Over Christmas, Steerpike was just one of those enjoying the memoirs of doughty Brexit street-fighter Mark Francois. Some 4,000 copies have now been sold, according to the Essex MP, whom Mr S encountered at a favourite Westminster haunt last week.
And book sales are not the only cause for the self-styled ‘Spartan’ to be celebrating, as Francois (successfully) proposed on New Years’ Eve to longtime girlfriend Olivia Sanders, the mayor of Brentwood and one half of the Posh and Becks of Essex politics. What better way to mark the first anniversary of the end of the Brexit transition period?

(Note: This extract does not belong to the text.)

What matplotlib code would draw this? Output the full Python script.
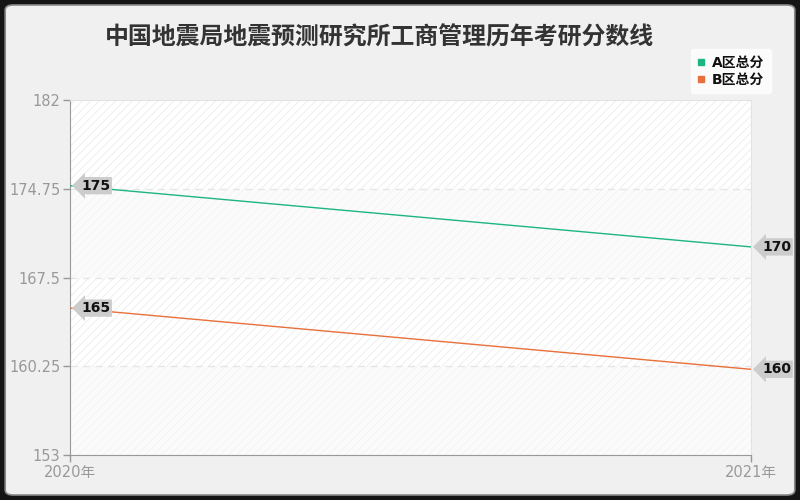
import matplotlib
matplotlib.use("Agg")
import matplotlib.pyplot as plt
from matplotlib.patches import FancyBboxPatch
from matplotlib.lines import Line2D

plt.rcParams['font.family'] = ['DejaVu Sans', 'Noto Sans CJK SC']

# --- Data ---
TITLE = "中国地震局地震预测研究所工商管理历年考研分数线"
years = ["2020年", "2021年"]
series_names = ["A区总分", "B区总分"]
score_a = [175, 170]
score_b = [165, 160]
y_ticks = [153, 160.25, 167.5, 174.75, 182]
y_tick_labels = ["153", "160.25", "167.5", "174.75", "182"]

colors = ["#1db584", "#e8703a"]

fig = plt.figure(figsize=(8, 5), dpi=100)
fig.patch.set_facecolor("#151515")

# rounded card behind everything
card = FancyBboxPatch((0.0065, 0.01), 0.987, 0.98, boxstyle="round,pad=0,rounding_size=0.01",
                      transform=fig.transFigure, fc="#f0f0f0", ec="#8a8a8a", lw=1.2, zorder=-10)
fig.patches.append(card)

ax = fig.add_axes([0.0875, 0.09, 0.85125, 0.71])
ax.set_facecolor("white")
x = list(range(len(years)))

# alternating bands
plt.rcParams['hatch.linewidth'] = 0.6
for i in range(len(y_ticks) - 1):
    if i % 2 == 1:
        ax.axhspan(y_ticks[i], y_ticks[i + 1], fc="white", ec="#ececec", hatch="////", lw=0, zorder=0)
    else:
        ax.axhspan(y_ticks[i], y_ticks[i + 1], fc="#fbfbfb", ec="#f3f3f3", hatch="////", lw=0, zorder=0)

for yt in y_ticks[1:-1]:
    ax.axhline(yt, color="#e6e6e6", lw=1, ls=(0, (5, 4)), zorder=1)

for vals, c, name in zip([score_a, score_b], colors, series_names):
    ax.plot(x, vals, color=c, lw=1, zorder=3)
    for xi, v in zip(x, vals):
        ax.annotate(str(v), (xi, v), xytext=(8, 0), textcoords="offset points",
                    ha="left", va="center", fontsize=10, fontweight="bold", color="#111111",
                    bbox=dict(boxstyle="larrow,pad=0.12", fc="#cccccc", ec="none"),
                    zorder=4, annotation_clip=False)

ax.set_xlim(0, 1)
ax.set_ylim(153, 182)
ax.set_xticks(x)
ax.set_xticklabels(years)
ax.set_yticks(y_ticks)
ax.set_yticklabels(y_tick_labels)
ax.tick_params(axis="both", colors="#999999", labelsize=10.5, length=5, width=1)
ax.tick_params(axis="x", pad=2)
ax.tick_params(axis="y", pad=2)
for s in ["top", "right"]:
    ax.spines[s].set_color("#e3e3e3")
for s in ["left", "bottom"]:
    ax.spines[s].set_color("#999999")

fig.text(0.131, 0.925, TITLE, fontsize=17.2, fontweight="bold", color="#333333", ha="left", va="center")

handles = [Line2D([], [], ls="none", marker="s", markersize=5, color=c) for c in colors]
leg = fig.legend(handles, series_names, loc="upper right", bbox_to_anchor=(0.972, 0.915), frameon=True,
                 fontsize=10, handlelength=0.6, handletextpad=0.5, borderpad=0.45, labelspacing=0.2,
                 fancybox=True)
leg.get_frame().set_facecolor("white")
leg.get_frame().set_edgecolor("white")
for t in leg.get_texts():
    t.set_fontweight("bold")
    t.set_color("#111111")

fig.savefig("out.png", dpi=100, facecolor=fig.get_facecolor())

One story which appears to have eluded both Mr S and the rest of Fleet Street though was the tale in Francois’s book of how future PM Boris Johnson once nearly found himself on the wrong end of the Israeli Defence Forces. The-then Henley MP accompanied Francois and a little known backbencher called George Osborne on a trip to Israel shortly after the trio were first elected in 2001.
Arriving in the aftermath of a suicide bomb going off in Tel Aviv’s Carmel Market, Johnson desperately sought an interview with the deceased bomber’s mother before accompanying an inspection of Israel’s ‘security wall’ in the West Bank. Walking up to it, the Old Etonian performed an ‘impromptu test,’ beginning to shake the rattling fence and exclaiming ‘So what happens if I do this then?’
Second later, a tooled-up jeep containing four muscle-bound Israeli soldiers armed to the teeth came hurling over the ridge, with an Israeli Sergeant leaping out to demand ‘Who grabbed the bloody fence?’ The others bravely pointed to Boris and declared ‘He did,’ prompting an expletive-fuelled tirade. According to Francois ‘judging by the initial outraged expression on the Sergeant’s face, Boris was lucky not to be shot.’
Ironically Osborne was later quoted claiming that the trip was what made Boris a ‘lifelong friend of Israel.’ Still, Johnson appears to bear no grudges over his brush with death, telling a recent Conservative Friends of Israel meeting of that:
Raucous evening in Tel Aviv where I think we danced on the tables and all sorts of other things took place and in spite of the warnings I have had from time to time that Mossad still possesses the kompromat it is — it’s a joke by the way, I think — it is a miracle these photographs have never appeared – unless Mossad is keeping them for some long-term strategic purpose.